SCHUBERT'S PIANO SONATAS
WITH PAUL LEWIS
Victoria Concert Hall
Saturday (18 February 2023)
This review was first published in Bachtrack on 20 February 2023 with the title "Paul Lewis’ Schubert scores a big hit in Singapore".
Spare a thought for poor Franz Schubert (1797-1828), who died from syphilis at the age of 31 and never got to enjoy the fruits of his labour. Many of his late (and great) works were published and premiered posthumously. How flattered he would be to learn his piano sonatas were being appreciated almost two hundred years later in a concert hall halfway around the world, in Singapore. The performer was British pianist Paul Lewis, one of Schubert’s most compelling modern interpreters.
Like the “Unfinished” Eighth Symphony, Schubert’s Sonata in C major (D.840) exists as only two completed movements. Carrying the nickname Reliquie (or Relic), it opens with plain-speaking earnestness, surprisingly subdued given its “cheerful” key. Lewis laid into pages with serious intent, quickly building into a mini-climax, later contrasted by a second subject B minor which sounded unusually optimistic. It is this paradoxical mix of emotions, enhanced by well-placed dissonances, that makes Schubert endlessly fascinating.
The Andante second movement in C minor glimpsed into the world of Schubert’s lieder, particularly its darker and more melancholic pages.
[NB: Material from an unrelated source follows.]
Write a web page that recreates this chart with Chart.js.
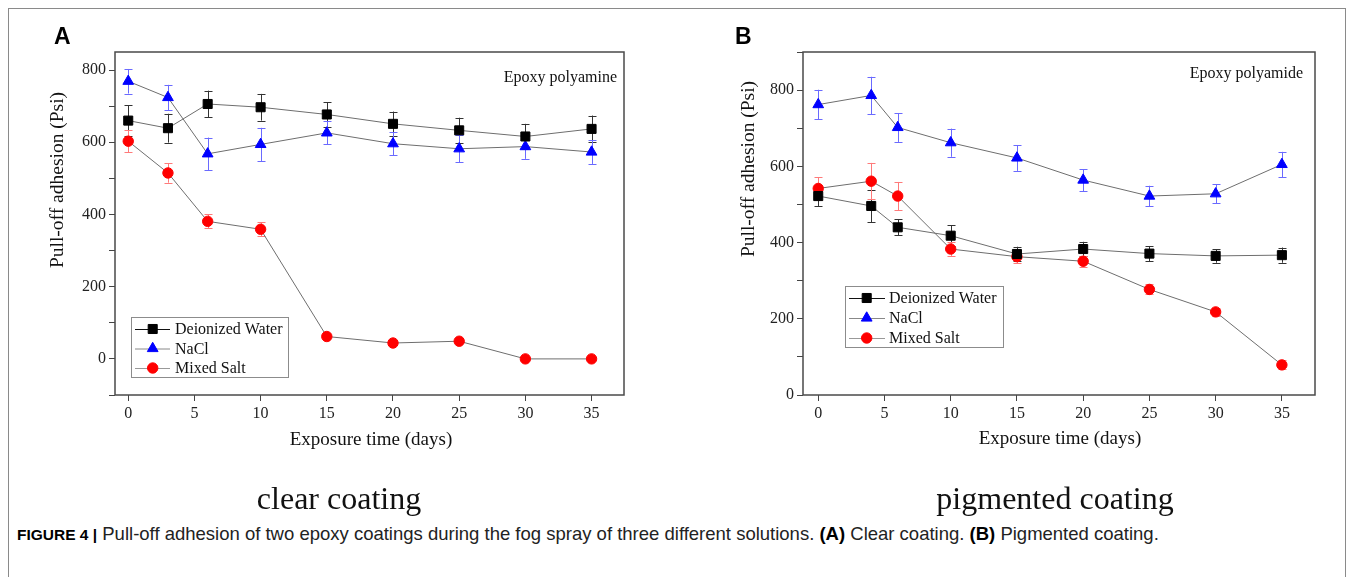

Lewis infused these substantial movements – vulnerability, tenderness and all - with an ardent advocacy that that was totally absorbing. For most listeners, these two movements would be enough exposition (as in the symphony), but one wonders what might have been.
By contrast, Schubert’s “little” Sonata A major (D.664 / Op.120), one of his most popular, gifted some twenty minutes of his sunniest music. Unremittingly tuneful, a song-like thread through its three movements was most gratefully delivered. Even the mere hint of dark clouds in the central movement was quickly dispelled with a broadening of its glorious melody. The finale – a rondo all but in name – continued the penchant with melody but the stakes were now upped on the technical front. With the quickening of pace and of expansion of volume, there was to be no hardening of tone or nuance, just a celebration of its jocular humour and country dance steps.
Contemporaneous with the earlier D.840, the “big” Sonata in A minor (D.845, both were written in 1825) in four complete movements displayed what happens when Schubert really got stuck in with his jobs at hand. Lewis’ view was to regard it as one comparable in stature with the great final trilogy (D.958-960). No punches were pulled, and little to nothing was spared in displaying anger and angst within its fraught pages. Bringing into a boil early in the game, the music’s alternating between light and shade offered further insights into the composer’s state of mind. The plot thickened in the second movement’s elaborate theme and variations, with no resolution in sight.
The short scherzo contrasted skittish dance rhythms with the calm and placidity of its trio, and Lewis went headlong attacca into the finale with its unease and agitation turning into full-blown strife and turmoil. Here was Schubert at his most uncompromising and direct, and Lewis’ gloves-off and furiously punched-out chords revealed an unvarnished passion and Beethovenian defiance. Garnering a spontaneous standing ovation, his sole encore displayed a more congenial side to the great Austrian - the sixth of his Moments Musicaux (D.780) in A flat major. Needless to say, it was totally sublime.